Perhaps I should start making art about with and about love. It’s not only about valentines day and making marriages work, love allows barriers to the universal consciousness to fall away and many way it is at our core and at the core of the universe. Love makes the Golden Rule (reciprocal ethics) and an array of virtues more possible in practice. There are different words for love in the Greek language and they are agape (highest form of spiritual love, recognizes the divine in each person), philios (love that recognizes the humanity in each other, e.g. love of ‘Universal Brotherhood/Sisterhood’), eros (intellectual form of love, may or may not overlap with the erotic), and praxis (any action taken in any amount of love, not necessarily sexual, can include moments of silence or prayer, for example).
Reciprocity. It’s proactive in nature. It’s intrinsically tied to love and imagination. It’s part of reciprocal ethics (“ethics of reciprocity) that’s a cornerstone of functional societies that value equality, empathy, compassion, human dignity and at least some degree of mutual courtesy and respect. Examples: What goes around, comes around. Love thy neighbor. Treat others as you’d like them to treat you. Reciprocity decreases as social and political climates encourage cognitive and social disconnects. As the practice of reciprocity decreases, denigration and dehumanization can increase exponentially. In America, the decrease in reciprocity is very noticeable in how people treat causes, the homeless, neighbors, and people that belong to different political camps or social circles. At least one book that addresses the need for more reciprocity in U.S. American culture is Robert D. Putnam’s “Bowling Alone: The Collapse and Revival of American Community.”

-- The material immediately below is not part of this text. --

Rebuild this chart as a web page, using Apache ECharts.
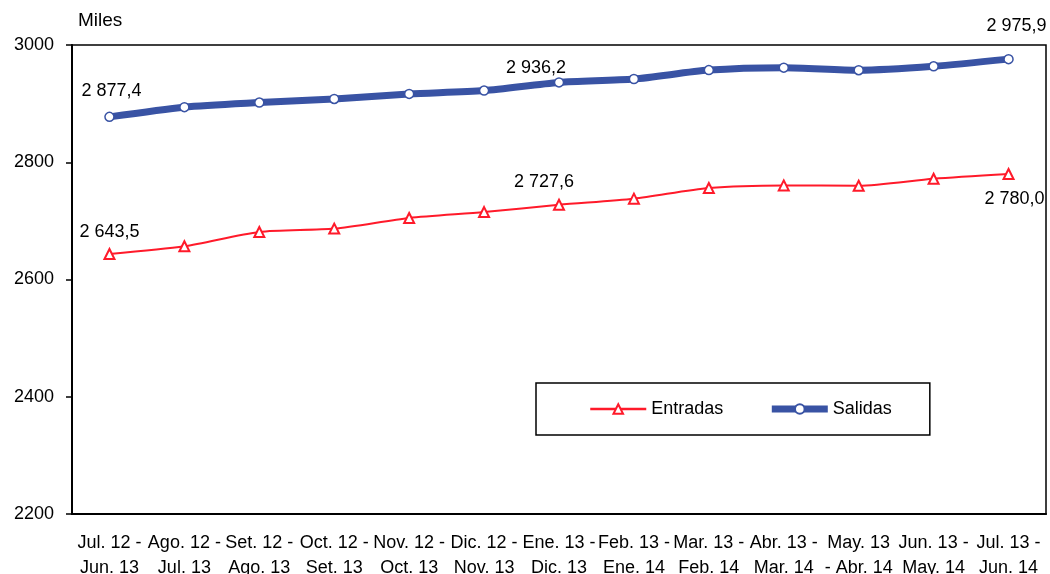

Imagination is a key virtue — it bridges cognition and ethics, strengthening both. It means we are able to apply what we know to every day situations, reality is something we co-create, and yes, we can imagine why to treat others with courtesy, respect and foresight. Imagination is a key virtue crucial, pivotal to equality and academic excellence and it’s been no accident that both have been under attack for far two long in the US and elsewhere.